As I write this, I just finished celebrating my mom’s birthday. We went to Maggiano’s at Northpark Mall here in Dallas. We ate good food and pushed the limit with even better dessert. It was a good dinner and light-hearted conversation, but my heart kept getting drawn back to what I had just seen.
I spent most of the day getting my mom’s present together. Then I spent an hour or so reading my review copy of When We Were On Fire by Addie Zierman. It was about a little over an hour before I had to meet up with everyone, so I decided to head to the mall early to keep reading so I’d remember to stop reading and go to dinner when it was time. Yes, I promise I would have forgotten. It’s a GOOD book!
An hour passes by before I know it and I get up and start walking to the other side of the mall. As God’s providence would have it, I find myself walking behind four or five teenage girls. Fifteen, maybe sixteen at the oldest. A couple minutes go by and then I realize something. Each of these girls are wearing shorts that barely cover their butt (as in they have to keep pulling them down to prevent the shorts from riding up) or skin tight pants. It was probably the constant adjusting that drew my attention away from my phone in the first place, because I most definitely do NOT normally notice the backsides of teenage girls!
Y’all, this isn’t the ghetto. This isn’t even middle class suburbia. This is Northpark. This is where we find the ridiculously expensive stores, and the people with enough money to afford shopping there. It wasn’t that these girls just finished athletics training or cheer practice or working out. It was Saturday, weekend of Labor Day. These girls were wearing skin tight clothes and too-short shorts because they wanted to wear them. Because they felt cool wearing them. Because they felt like they needed to wear them to gain acceptance and approval. Dare I say, they felt classy. What’s worse, they probably did all of this subconsciously.
The second all of this formed in my mind, I stopped smiling from the funny Tweets I’d just read. My pace slowed, and my soul became downcast for these girls. All I could do was start praying, right there in the mall. My heart broke for the girls who watched Miley Cyrus “perform” at the VMA’s, and then be ridiculed by the very audience that drives the “sex sells” and “sexy means value” culture that she’d grown up learning to cater to all these years. My heart broke for the girls who see Miley as an idol, wanting to be just like her. My heart broke for all the boys who saw Robin Thicke participate in that debacle and walk away unscathed. My heart broke for the Christian parents who have no idea this is going on, because they’re so removed from culture that they don’t see its influence on their sons and daughters. My heart broke for the kids who are being given black and white rules on what they can and can’t wear without the parents explaining why it matters.
My heart broke because I have nieces around this age. Nieces I don’t war for nearly enough. My heart broke because so many of us thirty-somethings are so content to make this “modesty” conversation about us. We keep fighting for rights and freedoms to dress how we want, or we keep framing the conversation around how the men part of us view the women half if women dress a certain way.

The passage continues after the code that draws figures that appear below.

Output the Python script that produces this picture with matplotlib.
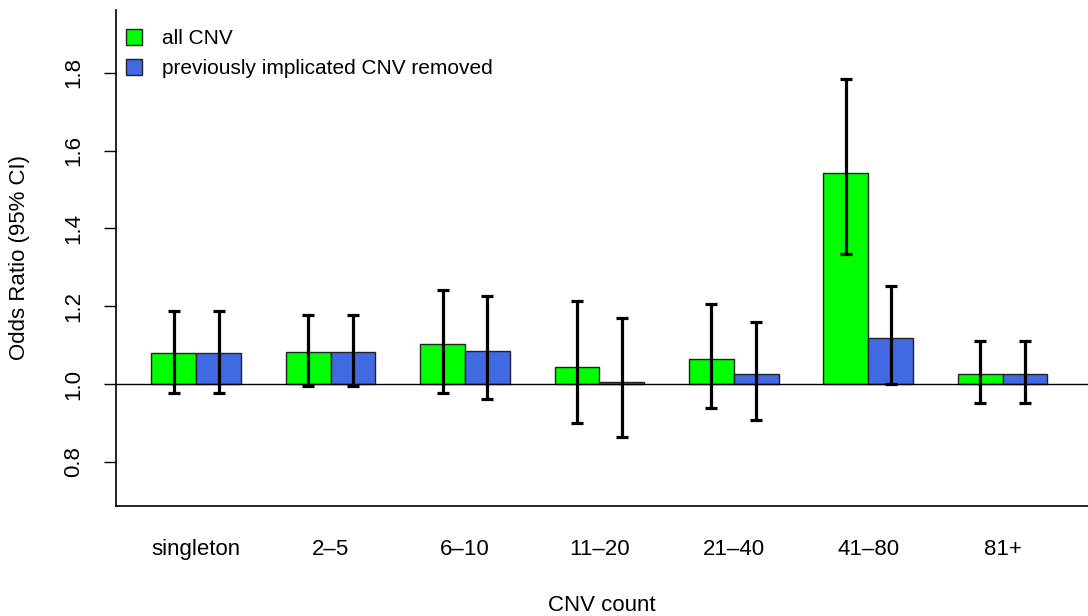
import matplotlib
matplotlib.use('Agg')
import matplotlib.pyplot as plt
import numpy as np

plt.rcParams['font.family'] = ['Liberation Sans', 'DejaVu Sans']

categories = ['singleton', '2\u20135', '6\u201310', '11\u201320', '21\u201340', '41\u201380', '81+']
or_all = [1.079, 1.083, 1.102, 1.045, 1.065, 1.543, 1.026]
lo_all = [0.978, 0.995, 0.978, 0.900, 0.939, 1.334, 0.950]
hi_all = [1.189, 1.177, 1.243, 1.213, 1.205, 1.784, 1.110]
or_rm = [1.079, 1.083, 1.086, 1.005, 1.026, 1.119, 1.026]
lo_rm = [0.978, 0.995, 0.962, 0.864, 0.908, 0.999, 0.950]
hi_rm = [1.189, 1.177, 1.227, 1.169, 1.159, 1.253, 1.110]

W, H = 1088, 616
fig = plt.figure(figsize=(W / 100, H / 100), dpi=100)
# axes box in pixels: left 115.5, right 1088, top 10, bottom 506
ax = fig.add_axes([115.5 / W, (H - 506) / H, (1088 - 115.5) / W, (506 - 10) / H])

# barplot layout: bars width 1, one unit gap between groups
n = len(categories)
left_green = 1 + 3 * np.arange(n)
x_green = left_green + 0.5
x_blue = left_green + 1.5

base = 1.0
ax.bar(x_green, np.array(or_all) - base, bottom=base, width=1.0,
       color='#00ff00', edgecolor='#222222', linewidth=1.0, zorder=2, label='all CNV')
ax.bar(x_blue, np.array(or_rm) - base, bottom=base, width=1.0,
       color='#4169e1', edgecolor='#222222', linewidth=1.0, zorder=2,
       label='previously implicated CNV removed')

ax.axhline(1.0, color='black', linewidth=1.0, zorder=3)

for xs, lo, hi in [(x_green, lo_all, hi_all), (x_blue, lo_rm, hi_rm)]:
    ax.vlines(xs, lo, hi, color='black', linewidth=2.3, zorder=4)
    ax.plot(xs, lo, linestyle='none', marker='_', markersize=8,
            markeredgewidth=2.3, color='black', zorder=4)
    ax.plot(xs, hi, linestyle='none', marker='_', markersize=8,
            markeredgewidth=2.3, color='black', zorder=4)

ax.set_xlim(0.2, (1088 - 106.5) / 44.8)
ax.set_ylim(0.6862, 1.962)

ax.spines['top'].set_visible(False)
ax.spines['right'].set_visible(False)
ax.spines['left'].set_linewidth(1.2)
ax.spines['bottom'].set_linewidth(1.2)

ax.set_yticks([0.8, 1.0, 1.2, 1.4, 1.6, 1.8])
ax.set_yticklabels(['0.8', '1.0', '1.2', '1.4', '1.6', '1.8'], rotation=90, va='center')
ax.tick_params(axis='y', length=8.5, width=1.0, labelsize=16, pad=14)

ax.set_xticks(left_green + 1.0)
ax.set_xticklabels(categories)
ax.tick_params(axis='x', length=0, labelsize=16, pad=24)

ax.set_xlabel('CNV count', fontsize=16, labelpad=25)
ax.set_ylabel('Odds Ratio (95% CI)', fontsize=16, labelpad=24)

ax.legend(loc='upper left', frameon=False, fontsize=15, handlelength=0.8,
          handleheight=0.8, handletextpad=0.95, labelspacing=0.5,
          borderaxespad=0.0, bbox_to_anchor=(0.002, 0.978))

fig.savefig('out.png', dpi=100)
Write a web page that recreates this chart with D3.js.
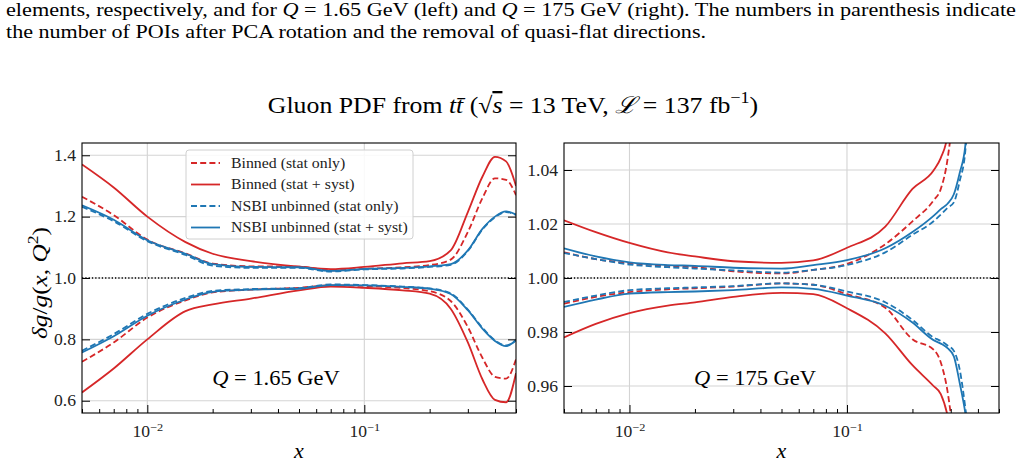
<!DOCTYPE html>
<html>
<head>
<meta charset="utf-8">
<script src="https://cdn.jsdelivr.net/npm/d3@7"></script>
<style>
  body { margin: 0; background: #fff; }
  svg { display: block; font-family: "Liberation Serif", "DejaVu Serif", serif; }
</style>
</head>
<body>
<div id="chart"></div>
<script>
const xLeft = [0.005, 0.007, 0.01, 0.015, 0.02, 0.03, 0.05, 0.07, 0.1, 0.15, 0.2, 0.25, 0.3, 0.35, 0.4, 0.45, 0.5];
const xRight = [0.005, 0.007, 0.01, 0.015, 0.02, 0.03, 0.05, 0.07, 0.1, 0.15, 0.2, 0.25, 0.27, 0.29, 0.31, 0.33, 0.35, 0.37];

// Q = 1.65 GeV
const leftBinnedStatUp   = [1.265, 1.205, 1.125, 1.08, 1.047, 1.038, 1.037, 1.025, 1.03, 1.035, 1.042, 1.06, 1.15, 1.26, 1.325, 1.32, 1.27];
const leftBinnedStatLo   = [0.727, 0.79, 0.871, 0.927, 0.953, 0.962, 0.968, 0.976, 0.974, 0.967, 0.957, 0.925, 0.84, 0.74, 0.678, 0.672, 0.735];
const leftBinnedSystUp   = [1.37, 1.295, 1.20, 1.117, 1.079, 1.055, 1.037, 1.029, 1.036, 1.048, 1.055, 1.09, 1.215, 1.33, 1.395, 1.38, 1.30];
const leftBinnedSystLo   = [0.627, 0.705, 0.80, 0.892, 0.914, 0.933, 0.96, 0.972, 0.968, 0.96, 0.949, 0.90, 0.79, 0.67, 0.603, 0.595, 0.69];
const leftNsbiStatUp     = [1.232, 1.185, 1.12, 1.075, 1.04, 1.033, 1.033, 1.021, 1.028, 1.031, 1.036, 1.043, 1.088, 1.158, 1.198, 1.215, 1.205];
const leftNsbiStatLo     = [0.763, 0.817, 0.883, 0.935, 0.958, 0.964, 0.967, 0.979, 0.977, 0.972, 0.966, 0.95, 0.897, 0.838, 0.797, 0.78, 0.798];
const leftNsbiSystUp     = [1.237, 1.19, 1.123, 1.079, 1.045, 1.036, 1.035, 1.023, 1.03, 1.033, 1.038, 1.045, 1.09, 1.16, 1.20, 1.217, 1.207];
const leftNsbiSystLo     = [0.757, 0.81, 0.877, 0.93, 0.955, 0.962, 0.965, 0.977, 0.976, 0.971, 0.965, 0.948, 0.895, 0.835, 0.795, 0.778, 0.797];

// Q = 175 GeV
const rightBinnedStatUp  = [1.0095, 1.007, 1.0055, 1.0045, 1.004, 1.0025, 1.0017, 1.003, 1.0052, 1.0125, 1.021, 1.0287, 1.033, 1.044, 1.065, 1.10, 1.13, 1.16];
const rightBinnedStatLo  = [0.9905, 0.993, 0.9948, 0.9958, 0.9962, 0.9968, 0.998, 0.9975, 0.994, 0.989, 0.9773, 0.9735, 0.9687, 0.958, 0.94, 0.92, 0.90, 0.88];
const rightBinnedSystUp  = [1.0214, 1.017, 1.013, 1.0095, 1.008, 1.0062, 1.0056, 1.0065, 1.0112, 1.019, 1.033, 1.0398, 1.0445, 1.053, 1.08, 1.11, 1.14, 1.16];
const rightBinnedSystLo  = [0.978, 0.983, 0.987, 0.9898, 0.991, 0.993, 0.9945, 0.994, 0.9888, 0.9795, 0.9677, 0.96, 0.957, 0.949, 0.935, 0.91, 0.89, 0.87];
const rightNsbiStatUp    = [1.0093, 1.007, 1.005, 1.004, 1.0035, 1.0028, 1.002, 1.003, 1.0048, 1.0095, 1.016, 1.021, 1.0235, 1.026, 1.028, 1.036, 1.047, 1.08];
const rightNsbiStatLo    = [0.9911, 0.9935, 0.9955, 0.9962, 0.9965, 0.997, 0.998, 0.9975, 0.995, 0.991, 0.9845, 0.978, 0.9767, 0.975, 0.973, 0.966, 0.952, 0.935];
const rightNsbiSystUp    = [1.011, 1.008, 1.0058, 1.0048, 1.0045, 1.0038, 1.0035, 1.0048, 1.0066, 1.011, 1.017, 1.023, 1.0255, 1.0275, 1.031, 1.039, 1.049, 1.08];
const rightNsbiSystLo    = [0.9893, 0.992, 0.9942, 0.9948, 0.995, 0.9955, 0.9965, 0.996, 0.9935, 0.9897, 0.9835, 0.977, 0.9757, 0.974, 0.971, 0.961, 0.95, 0.935];

const xMajorTicks = [0.01, 0.1];
const xMajorLabels = ['\u22122', '\u22121'];
const leftYTicks = [0.6, 0.8, 1.0, 1.2, 1.4];
const rightYTicks = [0.96, 0.98, 1.00, 1.02, 1.04];
const legendLabels = ['Binned (stat only)', 'Binned (stat + syst)', 'NSBI unbinned (stat only)', 'NSBI unbinned (stat + syst)'];

const red = '#d62728', blue = '#1f77b4';
const W = 1032, H = 462;

const svg = d3.select('#chart').append('svg').attr('width', W).attr('height', H);

// writes text made of parts: {t, it, sup, over}
function mathText(text, parts, size) {
    let cur = 0;
    parts.forEach(function(p) {
        let ts = text.append('tspan').text(p.t);
        if (p.it) ts.style('font-style', 'italic');
        if (p.over) ts.style('text-decoration', 'overline');
        let target = p.sup ? -0.42 * size : 0;
        if (p.sup) ts.style('font-size', (size * 0.7) + 'px');
        if (target !== cur) ts.attr('dy', target - cur);
        cur = target;
    });
    return text;
}

// the original uses Computer Modern, which runs wider than Times
function widen(sel, factor) {
    sel.each(function() {
        let len = this.getComputedTextLength();
        d3.select(this).attr('textLength', len * factor).attr('lengthAdjust', 'spacingAndGlyphs');
    });
}

// paragraph text at the top
mathText(svg.append('text').attr('x', 6).attr('y', 16).attr('font-size', 18)
    .attr('textLength', 1010).attr('lengthAdjust', 'spacingAndGlyphs'), [
    {t: 'elements, respectively, and for '}, {t: 'Q', it: true}, {t: ' = 1.65 GeV (left) and '},
    {t: 'Q', it: true}, {t: ' = 175 GeV (right).  The numbers in parenthesis indicate'}
], 18);
svg.append('text').attr('x', 6).attr('y', 38).attr('font-size', 18)
    .attr('textLength', 700).attr('lengthAdjust', 'spacingAndGlyphs')
    .text('the number of POIs after PCA rotation and the removal of quasi-flat directions.');

// title
let title = mathText(svg.append('text').attr('x', 513).attr('y', 113).attr('font-size', 23).attr('text-anchor', 'middle'), [
    {t: 'Gluon PDF from '}, {t: 'tt\u0304', it: true}, {t: ' (\u221A'}, {t: 's', it: true, over: true},
    {t: ' = 13 TeV, '}, {t: '\u2112', it: true}, {t: ' = 137 fb'}, {t: '\u22121', sup: true}, {t: ')'}
], 23);
widen(title, 1.12);

function drawPanel(cfg) {
    let pw = cfg.width, ph = cfg.height;
    let g = svg.append('g').attr('transform', 'translate(' + cfg.left + ',' + cfg.top + ')');

    let x = d3.scaleLog().domain([0.005, 0.5]).range([0, pw]);
    let y = d3.scaleLinear().domain(cfg.yDomain).range([ph, 0]);

    g.append('clipPath').attr('id', cfg.id).append('rect').attr('width', pw).attr('height', ph);

    // grid
    g.selectAll('.gx').data(xMajorTicks).enter().append('line')
        .attr('x1', d => x(d)).attr('x2', d => x(d)).attr('y1', 0).attr('y2', ph)
        .attr('stroke', '#d4d4d4').attr('stroke-width', 1.1);
    g.selectAll('.gy').data(cfg.yTicks).enter().append('line')
        .attr('x1', 0).attr('x2', pw).attr('y1', d => y(d)).attr('y2', d => y(d))
        .attr('stroke', '#d4d4d4').attr('stroke-width', 1.1);

    // reference line at 1
    g.append('line').attr('x1', 0).attr('x2', pw).attr('y1', y(1)).attr('y2', y(1))
        .attr('stroke', '#000').attr('stroke-width', 1.3).attr('stroke-dasharray', '1.3,2');

    let line = d3.line()
        .x(d => x(d[0]))
        .y(d => y(d[1]))
        .curve(d3.curveMonotoneX);

    let curves = g.append('g').attr('clip-path', 'url(#' + cfg.id + ')');
    cfg.series.forEach(function(s) {
        [s.up, s.lo].forEach(function(vals) {
            curves.append('path')
                .datum(cfg.xs.map((xv, i) => [xv, vals[i]]))
                .attr('d', line)
                .attr('fill', 'none')
                .attr('stroke', s.color)
                .attr('stroke-width', 1.8)
                .attr('stroke-dasharray', s.dashed ? '6,3.2' : null);
        });
    });

    // frame
    g.append('rect').attr('width', pw).attr('height', ph)
        .attr('fill', 'none').attr('stroke', '#000').attr('stroke-width', 1.1);

    // ticks, all pointing inwards
    let minor = [];
    [0.001, 0.01, 0.1].forEach(function(dec) {
        for (let k = 2; k <= 9; k++) {
            let v = k * dec;
            if (v >= 0.005 && v <= 0.5) minor.push(v);
        }
    });
    g.append('g').attr('transform', 'translate(0,' + ph + ')')
        .call(d3.axisBottom(x).tickValues(minor).tickSize(-4).tickFormat(''))
        .call(a => a.select('.domain').remove());
    let xAxis = g.append('g').attr('transform', 'translate(0,' + ph + ')')
        .call(d3.axisBottom(x).tickValues(xMajorTicks).tickSize(-8).tickPadding(10).tickFormat(''));
    xAxis.attr('font-family', null).attr('font-size', null);
    xAxis.select('.domain').remove();
    xAxis.selectAll('.tick text').each(function(d, i) {
        let t = d3.select(this).text(null).attr('font-size', 16).attr('fill', '#222').attr('dy', '0.9em');
        mathText(t, [{t: '10'}, {t: xMajorLabels[i], sup: true}], 16);
        widen(t, 1.1);
    });

    let yAxis = g.append('g')
        .call(d3.axisLeft(y).tickValues(cfg.yTicks).tickSize(-8).tickPadding(6).tickFormat(cfg.yFormat));
    yAxis.attr('font-family', null).attr('font-size', null);
    yAxis.select('.domain').remove();
    yAxis.selectAll('text').attr('font-size', 16).attr('fill', '#222');
    widen(yAxis.selectAll('text'), 1.1);
    g.append('g').attr('transform', 'translate(' + pw + ',0)')
        .call(d3.axisRight(y).tickValues(cfg.yTicks).tickSize(-8).tickFormat(''))
        .call(a => a.select('.domain').remove());

    g.selectAll('.tick line').attr('stroke', '#000').attr('stroke-width', 1);

    // x label
    g.append('text').attr('x', pw / 2).attr('y', ph + 45).attr('text-anchor', 'middle')
        .attr('font-size', 22).style('font-style', 'italic').text('x');

    // Q annotation
    let q = mathText(g.append('text').attr('x', cfg.qx).attr('y', ph - 28).attr('text-anchor', 'middle').attr('font-size', 21),
        [{t: 'Q', it: true}, {t: ' = ' + cfg.qLabel}], 21);
    widen(q, 1.07);

    return {g: g, x: x, y: y};
}

const leftSeries = [
    {up: leftBinnedStatUp, lo: leftBinnedStatLo, color: red, dashed: true},
    {up: leftBinnedSystUp, lo: leftBinnedSystLo, color: red, dashed: false},
    {up: leftNsbiStatUp, lo: leftNsbiStatLo, color: blue, dashed: true},
    {up: leftNsbiSystUp, lo: leftNsbiSystLo, color: blue, dashed: false}
];
const rightSeries = [
    {up: rightBinnedStatUp, lo: rightBinnedStatLo, color: red, dashed: true},
    {up: rightBinnedSystUp, lo: rightBinnedSystLo, color: red, dashed: false},
    {up: rightNsbiStatUp, lo: rightNsbiStatLo, color: blue, dashed: true},
    {up: rightNsbiSystUp, lo: rightNsbiSystLo, color: blue, dashed: false}
];

let leftPanel = drawPanel({
    id: 'clipL', left: 82, top: 143, width: 434, height: 270,
    yDomain: [0.56, 1.44], yTicks: leftYTicks, yFormat: d3.format('.1f'),
    xs: xLeft, series: leftSeries, qx: 194, qLabel: '1.65 GeV'
});
drawPanel({
    id: 'clipR', left: 564, top: 143, width: 435, height: 270,
    yDomain: [0.95, 1.05], yTicks: rightYTicks, yFormat: d3.format('.2f'),
    xs: xRight, series: rightSeries, qx: 191, qLabel: '175 GeV'
});

// y label
let ylab = mathText(svg.append('text').attr('transform', 'translate(47,283) rotate(-90)')
    .attr('text-anchor', 'middle').attr('font-size', 22), [
    {t: '\u03B4g', it: true}, {t: '/'}, {t: 'g', it: true}, {t: '('}, {t: 'x', it: true}, {t: ', '},
    {t: 'Q', it: true}, {t: '2', sup: true}, {t: ')'}
], 22);
widen(ylab, 1.15);

// legend
let legend = leftPanel.g.append('g').attr('transform', 'translate(104,7)');
legend.append('rect').attr('width', 227).attr('height', 89).attr('rx', 3)
    .attr('fill', '#fff').attr('fill-opacity', 0.85).attr('stroke', '#d0d0d0');
let item = legend.selectAll('.legend_item').data(leftSeries).enter().append('g')
    .attr('class', 'legend_item')
    .attr('transform', (d, i) => 'translate(0,' + (13 + i * 21.5) + ')');
item.append('line').attr('x1', 5).attr('x2', 34)
    .attr('stroke', d => d.color).attr('stroke-width', 1.8)
    .attr('stroke-dasharray', d => d.dashed ? '6,3.2' : null);
widen(item.append('text').attr('x', 45).attr('dy', '0.35em').attr('font-size', 14).attr('fill', '#222')
    .text((d, i) => legendLabels[i]), 1.13);
</script>
</body>
</html>
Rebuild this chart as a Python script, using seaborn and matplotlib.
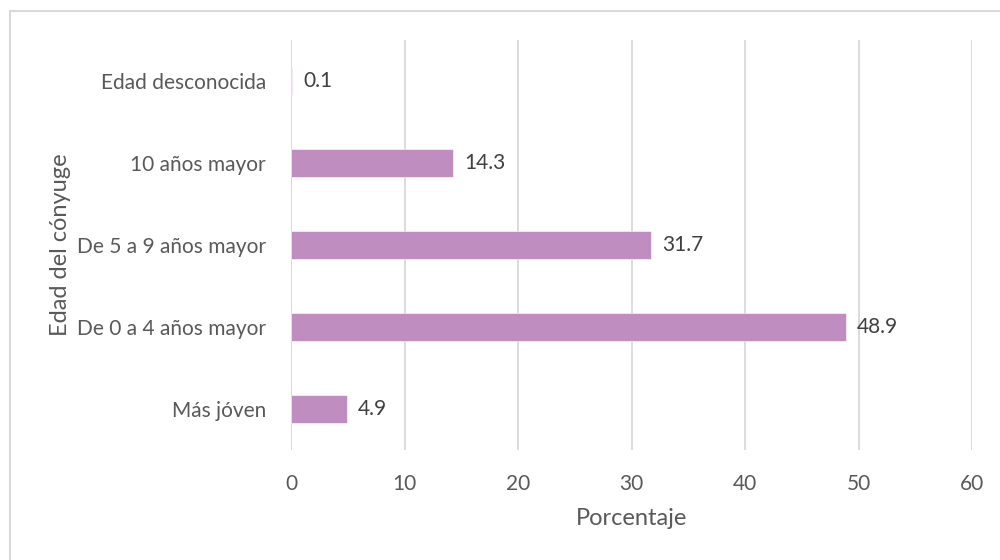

My heart breaks because it’s so rare that we speak of modesty in light of the fact that our decisions, right here and right now, could begin to shape the culture for the next two or three generations. My heart breaks because I know that until we stop making it about us, and start making it about the nine year old and the twelve year old who knows nothing about any of this, that we’ll keep our blinders limited to what we want and what we feel we have the right to do or what we feel shouldn’t be done…and we’ll get nowhere.
Christians, brothers and sisters, until we stop fighting with each other and start linking arms for the sake of the next generation, we won’t be impactful in this area. Until this becomes about realizing that a woman and her body is valuable and is to be preserved, protected, cherished, and treasured instead of about feminism or complementarianism or power roles, we won’t be able to speak gospel into this conversation. We can’t speak gospel when the focus is on ourselves. Because gospel demands that we lay down ourselves for the sake of one another, as Christ did for us.
Thanks to a Twitter conversation about whether or not girls should wear bikinis, I’ve been working on a series on modesty (which originally started out as a single post). I knew this issue wasn’t really about clothing and was going to address what I felt was the root issue. But the more I think about it, this is even deeper than I thought. It’s about a cultural ethos that devalues women and relegates them to sex objects, even inside the Church. That’s what we have to fight, Complementarians and Egalitarians alike.
I feel completely over my head in this, and it’ll take me a while to think and pray through this, but that is my hope with this series whenever I am able to put the pieces together. I won’t speak perfectly, but I will try to point the conversation that happens in this space toward God’s love for each of us, and how that affects modesty and should affect our hearts, minds, and decisions about what we wear and how we think and act.